Dominating the answer is an Arab autocratic push for a Saudi-led regional order that would be based on an upgraded 21st century version of autocracy designed to fortify absolute rule. To achieve that, autocrats have embraced economic reform accompanied by necessary social change that would allow them to efficiently deliver public goods and services. It is an approach that rejects recognition of basic freedoms and political rights and is likely to produce more open and inclusive political systems that ensure that all segments of society have a stake.
At the core of the volatile and often brutal and bloody battle that could take up to a quarter of a century to play out is the determination of Arab autocrats to guarantee their survival at whatever cost. Geopolitics play a major role in Arabic autocratic ambition.
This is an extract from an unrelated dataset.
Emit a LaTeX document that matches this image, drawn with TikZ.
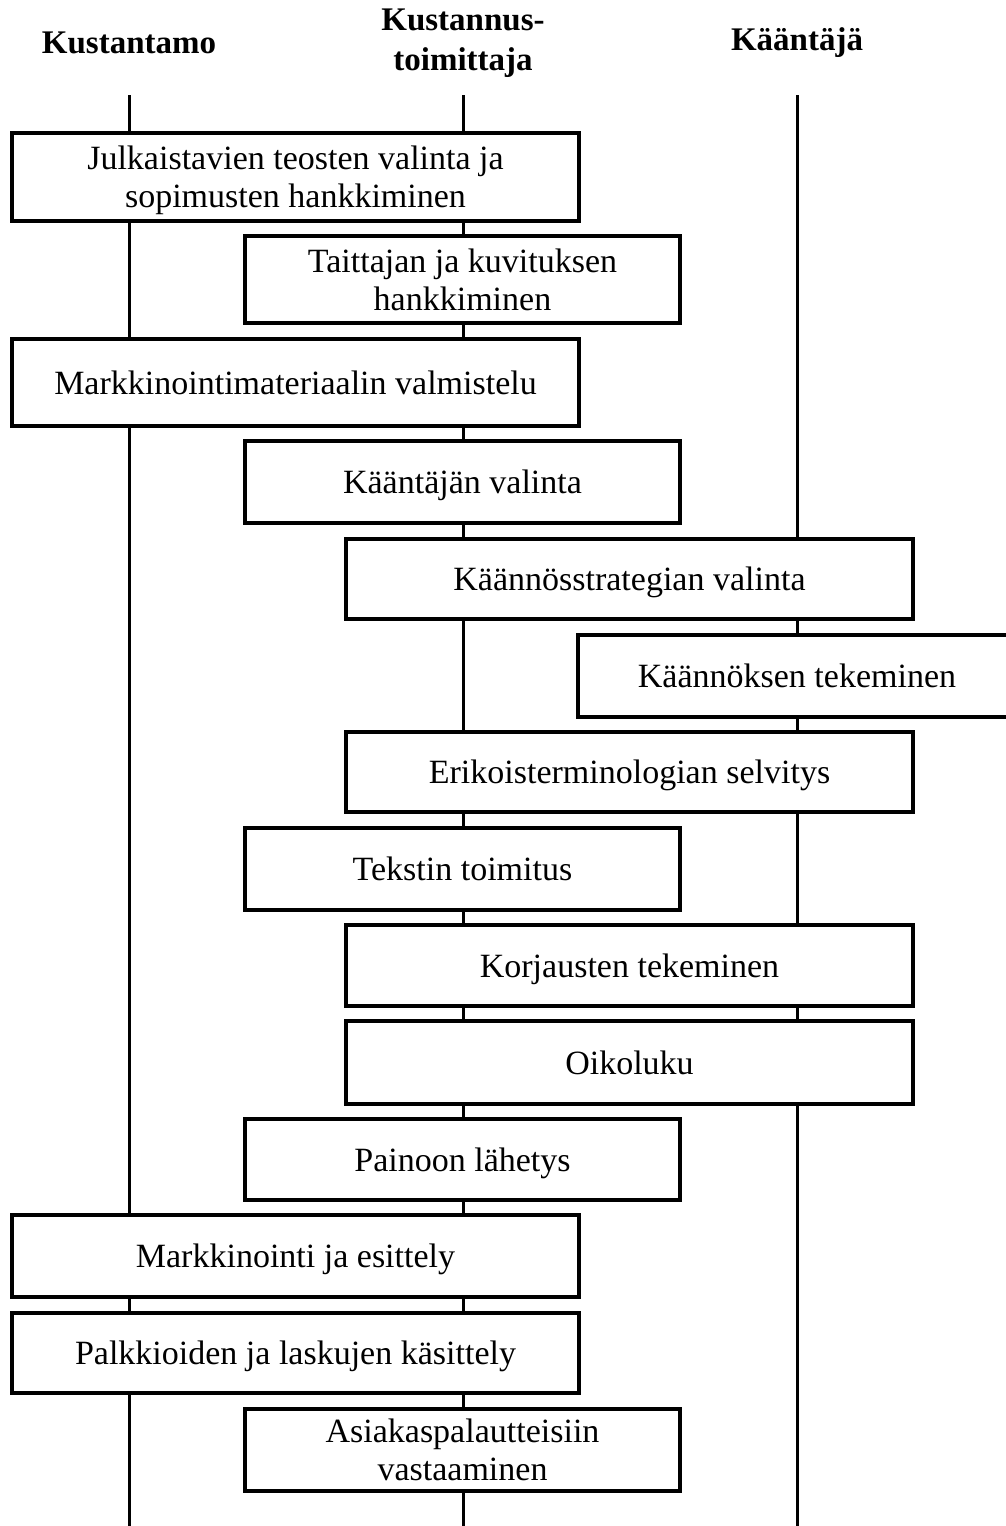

To compensate for their inherent weakness and lack of the building blocks needed for sustainable regional dominance, Arab autocrats except for Egypt, the one Arab state with the potential of being a dominant, long-term regional player, need to contain first and foremost Iran and, to a lesser degree, Turkey.
It is a geopolitical struggle, dominated by the rivalry between Saudi Arabia and Iran that has enveloped the Middle East and North Africa for almost four decades and progressively undermined regional stability; fueled the rise of extremism and jihadism; encouraged supremacist, intolerant and anti-pluralistic tendencies far beyond its borders in countries like Pakistan, Malaysia and Indonesia; and turned it into the most volatile, repressive and bloody part of the world.
Littered with the bodies of the dead and the dying, countries like Syria, Iraq and Yemen have been scarred for generations to come and are struggling to ensure territorial integrity against potential secessionist ethnic, regional and religious challenges. Possible U.S.-backed Saudi efforts to destabilize Iran with attempts to stir ethnic unrest risk the Islamic republic and Pakistan becoming the next victims. Countries such as Lebanon teeter on the brink.
Restive populations meanwhile hang in the balance, hoping that their continued surrender of political rights in new social contracts unilaterally drafted by autocratic leaders will bring them greater economic opportunity. In some countries like Egypt expectations have been dashed, in others such as Saudi Arabia expectations are unrealistic and poorly, if at all, managed.
The successful and brutal Saudi and UAE-led counterrevolution has killed hopes and popular energy that exploded onto the streets of the Arab cities during the revolts of 2011 and produced tyrants and mayhem. For now, it has all but erased popular will to risk challenging autocratic rule that has failed to deliver or that has created expectations that may prove difficult to meet.
That is not to say that like in the period prior to the 2011 revolts, popular anger and frustration is not simmering. Like in the walk-up to the uprisings, popular sentiment remains ignored or unrecognized by officials, scholars and pundits, who, if it explodes are likely to be caught by surprise. No one knows whether it will explode and, if so, in what form and what might spark an explosion.
It was the self-immolation of a fruit vendor in Tunisia in late 2010 that set the Middle East and North Africa alight. While history may not repeat itself literally, events six years later in the Rif, a rebellious region of northern Morocco, sparked by the death of Mouchine Frikri, an unemployed street merchant, suggest the writing may be on the wall.